Брожение поэтической мыслиИтак, исходным изобразительным источником для семи полных или неполных стихотворных строк (1, 2, 3, 4, 7, 8, 10), по всей видимости, стали миниатюры «Манесского кодекса». Однако в сонете есть другие элементы, которые, пусть и менее очевидным образом, но все же могут иметь отношение к некоторым сценам из этой рукописи. Например, лира, упомянутая в 13-й строке, которую можно было бы связать со струнным инструментом (кларикордом?), представленным на листах 217 и 410[804]. Но особенно 12-я строка в целом («И, дважды победоносный, я пересек Ахерон»): первая ее половина, возможно, отсылает к нескольким различным сценам, где победивший поэт (на литературном турнире) или рыцарь (на воинском турнире) получает венок от дамы (fol. 11v, 54, 151 и т. д.; илл. 36); вторая часть, семантически неотделимая от первой, практически точь-в-точь может быть считана с миниатюры на листе 116, где мы видим поэта Фридриха фон Хаузена переплывающим на корабле реку, в водах которой художник изобразил преисподнюю (илл. 37).
Следовательно, в целом, по крайней мере девять из четырнадцати стихотворных строк могли быть подсказаны сборником миннезингеров[805]. Таким образом, среди множества источников сонета[806] основным являлся «Манесский кодекс».
Было это следствием сознательной и намеренной поэтической работы или результатом визуального припоминания, более или менее осознанного? Чтобы ответить на этот вопрос, необходимо досконально представить себе механизмы поэтического творчества, характерные для Нерваля, а этими знаниями мы, несмотря на несметное количество исследований, посвященных этому автору, пока еще — к счастью — не располагаем. Также следовало бы прояснить все обстоятельства, как биографические, так и психологические, — которые предшествовали сочинению сонета в четырех его последовательных редакциях[807]. Такая попытка уже предпринималась, и в данном случае вдаваться во все подробности было бы некстати. Нерваль сочиняет это стихотворение в конце 1853 года, сразу после очередного психического расстройства. Теперь он постоянно живет под угрозой рецидива. С болезнью, которая не желает его отпускать, он пытается бороться, мысленно возвращаясь в счастливые дни своего детства и отрочества, как он уже делал, работая над «Сильвией» (1853). Но теперь он почти утратил надежду и постепенно начинает осознавать нависшую над ним неизбежность.

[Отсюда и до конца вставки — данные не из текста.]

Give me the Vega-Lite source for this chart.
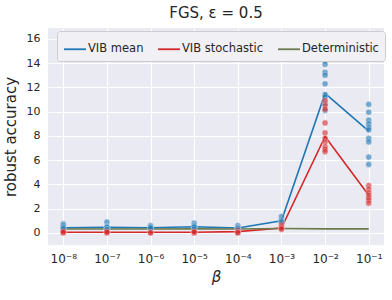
{
  "$schema": "https://vega.github.io/schema/vega-lite/v6.json",
  "width": 336,
  "height": 217,
  "autosize": {"type": "none"},
  "padding": {"left": 48, "top": 28, "right": 8, "bottom": 55},
  "background": "white",
  "title": {"text": "FGS, ε = 0.5", "fontSize": 15, "fontWeight": "normal", "font": "DejaVu Sans", "color": "#262626", "offset": 7},
  "config": {
    "view": {"fill": "#EAEAF2", "stroke": null},
    "axis": {"domain": false, "ticks": false, "gridColor": "white", "gridWidth": 1, "labelColor": "#262626", "labelFontSize": 11, "labelFont": "DejaVu Sans", "titleFont": "DejaVu Sans", "titleFontSize": 15, "titleFontWeight": "normal", "titleColor": "#262626"},
    "legend": {"labelFont": "DejaVu Sans"}
  },
  "datasets": {
    "lines": [
      {"beta": 1e-8, "method": "VIB mean", "acc": 0.42},
      {"beta": 1e-7, "method": "VIB mean", "acc": 0.45},
      {"beta": 1e-6, "method": "VIB mean", "acc": 0.42},
      {"beta": 1e-5, "method": "VIB mean", "acc": 0.5},
      {"beta": 1e-4, "method": "VIB mean", "acc": 0.4},
      {"beta": 1e-3, "method": "VIB mean", "acc": 1.0},
      {"beta": 1e-2, "method": "VIB mean", "acc": 11.5},
      {"beta": 1e-1, "method": "VIB mean", "acc": 8.4},
      {"beta": 1e-8, "method": "VIB stochastic", "acc": 0.05},
      {"beta": 1e-7, "method": "VIB stochastic", "acc": 0.05},
      {"beta": 1e-6, "method": "VIB stochastic", "acc": 0.05},
      {"beta": 1e-5, "method": "VIB stochastic", "acc": 0.05},
      {"beta": 1e-4, "method": "VIB stochastic", "acc": 0.1},
      {"beta": 1e-3, "method": "VIB stochastic", "acc": 0.4},
      {"beta": 1e-2, "method": "VIB stochastic", "acc": 7.95},
      {"beta": 1e-1, "method": "VIB stochastic", "acc": 3.1},
      {"beta": 1e-8, "method": "Deterministic", "acc": 0.32},
      {"beta": 1e-7, "method": "Deterministic", "acc": 0.32},
      {"beta": 1e-6, "method": "Deterministic", "acc": 0.32},
      {"beta": 1e-5, "method": "Deterministic", "acc": 0.33},
      {"beta": 1e-4, "method": "Deterministic", "acc": 0.32},
      {"beta": 1e-3, "method": "Deterministic", "acc": 0.36},
      {"beta": 1e-2, "method": "Deterministic", "acc": 0.33},
      {"beta": 1e-1, "method": "Deterministic", "acc": 0.33}
    ],
    "points": [
      {"beta": 1e-8, "method": "VIB mean", "acc": 0.74},
      {"beta": 1e-8, "method": "VIB mean", "acc": 0.6},
      {"beta": 1e-8, "method": "VIB mean", "acc": 0.47},
      {"beta": 1e-8, "method": "VIB mean", "acc": 0.4},
      {"beta": 1e-8, "method": "VIB mean", "acc": 0.3},
      {"beta": 1e-8, "method": "VIB stochastic", "acc": 0.05},
      {"beta": 1e-8, "method": "VIB stochastic", "acc": 0.0},
      {"beta": 1e-8, "method": "VIB stochastic", "acc": 0.1},
      {"beta": 1e-7, "method": "VIB mean", "acc": 0.9},
      {"beta": 1e-7, "method": "VIB mean", "acc": 0.5},
      {"beta": 1e-7, "method": "VIB mean", "acc": 0.47},
      {"beta": 1e-7, "method": "VIB mean", "acc": 0.3},
      {"beta": 1e-7, "method": "VIB mean", "acc": 0.25},
      {"beta": 1e-7, "method": "VIB stochastic", "acc": 0.05},
      {"beta": 1e-7, "method": "VIB stochastic", "acc": 0.0},
      {"beta": 1e-7, "method": "VIB stochastic", "acc": 0.08},
      {"beta": 1e-6, "method": "VIB mean", "acc": 0.6},
      {"beta": 1e-6, "method": "VIB mean", "acc": 0.5},
      {"beta": 1e-6, "method": "VIB mean", "acc": 0.44},
      {"beta": 1e-6, "method": "VIB mean", "acc": 0.35},
      {"beta": 1e-6, "method": "VIB stochastic", "acc": 0.05},
      {"beta": 1e-6, "method": "VIB stochastic", "acc": 0.0},
      {"beta": 1e-5, "method": "VIB mean", "acc": 0.8},
      {"beta": 1e-5, "method": "VIB mean", "acc": 0.6},
      {"beta": 1e-5, "method": "VIB mean", "acc": 0.5},
      {"beta": 1e-5, "method": "VIB mean", "acc": 0.47},
      {"beta": 1e-5, "method": "VIB mean", "acc": 0.3},
      {"beta": 1e-5, "method": "VIB stochastic", "acc": 0.05},
      {"beta": 1e-5, "method": "VIB stochastic", "acc": 0.0},
      {"beta": 1e-5, "method": "VIB stochastic", "acc": 0.1},
      {"beta": 1e-4, "method": "VIB mean", "acc": 0.6},
      {"beta": 1e-4, "method": "VIB mean", "acc": 0.45},
      {"beta": 1e-4, "method": "VIB mean", "acc": 0.39},
      {"beta": 1e-4, "method": "VIB mean", "acc": 0.3},
      {"beta": 1e-4, "method": "VIB stochastic", "acc": 0.19},
      {"beta": 1e-4, "method": "VIB stochastic", "acc": 0.05},
      {"beta": 1e-4, "method": "VIB stochastic", "acc": 0.0},
      {"beta": 1e-3, "method": "VIB mean", "acc": 1.35},
      {"beta": 1e-3, "method": "VIB mean", "acc": 1.07},
      {"beta": 1e-3, "method": "VIB mean", "acc": 0.95},
      {"beta": 1e-3, "method": "VIB mean", "acc": 0.85},
      {"beta": 1e-3, "method": "VIB stochastic", "acc": 0.66},
      {"beta": 1e-3, "method": "VIB stochastic", "acc": 0.5},
      {"beta": 1e-3, "method": "VIB stochastic", "acc": 0.39},
      {"beta": 1e-3, "method": "VIB stochastic", "acc": 0.3},
      {"beta": 1e-2, "method": "VIB mean", "acc": 14.2},
      {"beta": 1e-2, "method": "VIB mean", "acc": 13.9},
      {"beta": 1e-2, "method": "VIB mean", "acc": 13.25},
      {"beta": 1e-2, "method": "VIB mean", "acc": 13.0},
      {"beta": 1e-2, "method": "VIB mean", "acc": 12.3},
      {"beta": 1e-2, "method": "VIB mean", "acc": 11.4},
      {"beta": 1e-2, "method": "VIB mean", "acc": 11.2},
      {"beta": 1e-2, "method": "VIB mean", "acc": 10.65},
      {"beta": 1e-2, "method": "VIB mean", "acc": 10.1},
      {"beta": 1e-2, "method": "VIB stochastic", "acc": 10.9},
      {"beta": 1e-2, "method": "VIB stochastic", "acc": 10.5},
      {"beta": 1e-2, "method": "VIB stochastic", "acc": 10.2},
      {"beta": 1e-2, "method": "VIB stochastic", "acc": 9.07},
      {"beta": 1e-2, "method": "VIB stochastic", "acc": 8.25},
      {"beta": 1e-2, "method": "VIB stochastic", "acc": 7.8},
      {"beta": 1e-2, "method": "VIB stochastic", "acc": 7.5},
      {"beta": 1e-2, "method": "VIB stochastic", "acc": 7.1},
      {"beta": 1e-2, "method": "VIB stochastic", "acc": 6.9},
      {"beta": 1e-2, "method": "VIB stochastic", "acc": 6.7},
      {"beta": 1e-1, "method": "VIB mean", "acc": 10.6},
      {"beta": 1e-1, "method": "VIB mean", "acc": 9.95},
      {"beta": 1e-1, "method": "VIB mean", "acc": 9.3},
      {"beta": 1e-1, "method": "VIB mean", "acc": 9.0},
      {"beta": 1e-1, "method": "VIB mean", "acc": 8.7},
      {"beta": 1e-1, "method": "VIB mean", "acc": 8.5},
      {"beta": 1e-1, "method": "VIB mean", "acc": 7.8},
      {"beta": 1e-1, "method": "VIB mean", "acc": 7.5},
      {"beta": 1e-1, "method": "VIB mean", "acc": 6.25},
      {"beta": 1e-1, "method": "VIB mean", "acc": 5.65},
      {"beta": 1e-1, "method": "VIB stochastic", "acc": 3.9},
      {"beta": 1e-1, "method": "VIB stochastic", "acc": 3.6},
      {"beta": 1e-1, "method": "VIB stochastic", "acc": 3.3},
      {"beta": 1e-1, "method": "VIB stochastic", "acc": 3.1},
      {"beta": 1e-1, "method": "VIB stochastic", "acc": 2.9},
      {"beta": 1e-1, "method": "VIB stochastic", "acc": 2.7},
      {"beta": 1e-1, "method": "VIB stochastic", "acc": 2.45}
    ]
  },
  "encoding": {
    "x": {
      "field": "beta", "type": "quantitative",
      "scale": {"type": "log", "domain": [4.4668e-9, 0.22387], "nice": false},
      "axis": {"values": [1e-8, 1e-7, 1e-6, 1e-5, 1e-4, 1e-3, 1e-2, 1e-1], "labelPadding": 8, "labelFontSize": 12, "title": "β", "titleFontStyle": "italic", "titlePadding": 5,
        "labelExpr": "'10⁻' + ['⁰','¹','²','³','⁴','⁵','⁶','⁷','⁸','⁹'][round(-log(datum.value)/LN10)]"}
    },
    "y": {
      "field": "acc", "type": "quantitative",
      "scale": {"domain": [-1, 16.9], "nice": false, "zero": false},
      "axis": {"values": [0, 2, 4, 6, 8, 10, 12, 14, 16], "labelPadding": 8, "title": "robust accuracy", "titlePadding": 8}
    },
    "color": {
      "field": "method", "type": "nominal",
      "scale": {"domain": ["VIB mean", "VIB stochastic", "Deterministic"], "range": ["#1f77b4", "#d62728", "#6b7b4c"]}
    }
  },
  "layer": [
    {
      "data": {"name": "lines"},
      "mark": {"type": "line", "strokeWidth": 1.6},
      "encoding": {
        "color": {
          "field": "method", "type": "nominal",
          "legend": {"title": null, "orient": "none", "legendX": 9, "legendY": 3, "direction": "horizontal", "columns": 3,
            "symbolType": "stroke", "symbolSize": 484, "symbolStrokeWidth": 1.8, "labelFontSize": 11.5, "labelColor": "#262626",
            "fillColor": "#F0F0F5", "strokeColor": "#CCCCCC", "cornerRadius": 3, "padding": 6, "columnPadding": 10, "labelOffset": 1}
        }
      }
    },
    {
      "data": {"name": "points"},
      "mark": {"type": "point", "filled": true, "size": 38, "opacity": 0.6, "stroke": "white", "strokeWidth": 0.5},
      "encoding": {
        "color": {"field": "method", "type": "nominal", "legend": null}
      }
    }
  ]
}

Поэтому в ранней редакции у сонета появляется фаталистическое название: «Судьба»[808]. А затем — окончательное, звучащее душераздирающим криком “El Desdichado”, заимствованное из «Айвенго» Вальтера Скотта[809]: чуждое, иностранное звучание едва ли не возводит его в ранг эмблемы, внушающей мысль о безграничном отчаянии[810].
Более конкретный и единственный вопрос, который на самом деле можно изучить, состоит в том, действительно ли Нерваль видел «Манесский кодекс» в оригинале, и если да, то где, когда, при каких обстоятельствах? Познакомился ли он с ним, как то можно предположить, в Кабинете рукописей Национальной библиотеки (ставшей императорской)? В 1852-1853 годах? Или еще раньше? Видел ли он его один раз? Или несколько? А может, он вообще держал в руках лишь одно из многочисленных факсимильных изданий — полных или частичных, — опубликованных с 1840 по 1853 год[811]? Чтобы ответить на эти вопросы, следовало бы разобраться в связях Нерваля с учеными кругами, со специалистами по миннезангу и по средневековой геральдике (к примеру, с таким любопытным персонажем, как Луи Дуэ-д’Арк[812]). Также следовало бы изучить его личную библиотеку, а также библиотеки людей из его ближайшего окружения (Готье, Гюго, Дюма) и, конечно же, его интерес к Национальной библиотеке. Нам известно, что он регулярно посещал ее и брал книги[813]. Были ли предметом его интереса иллюминированные рукописи?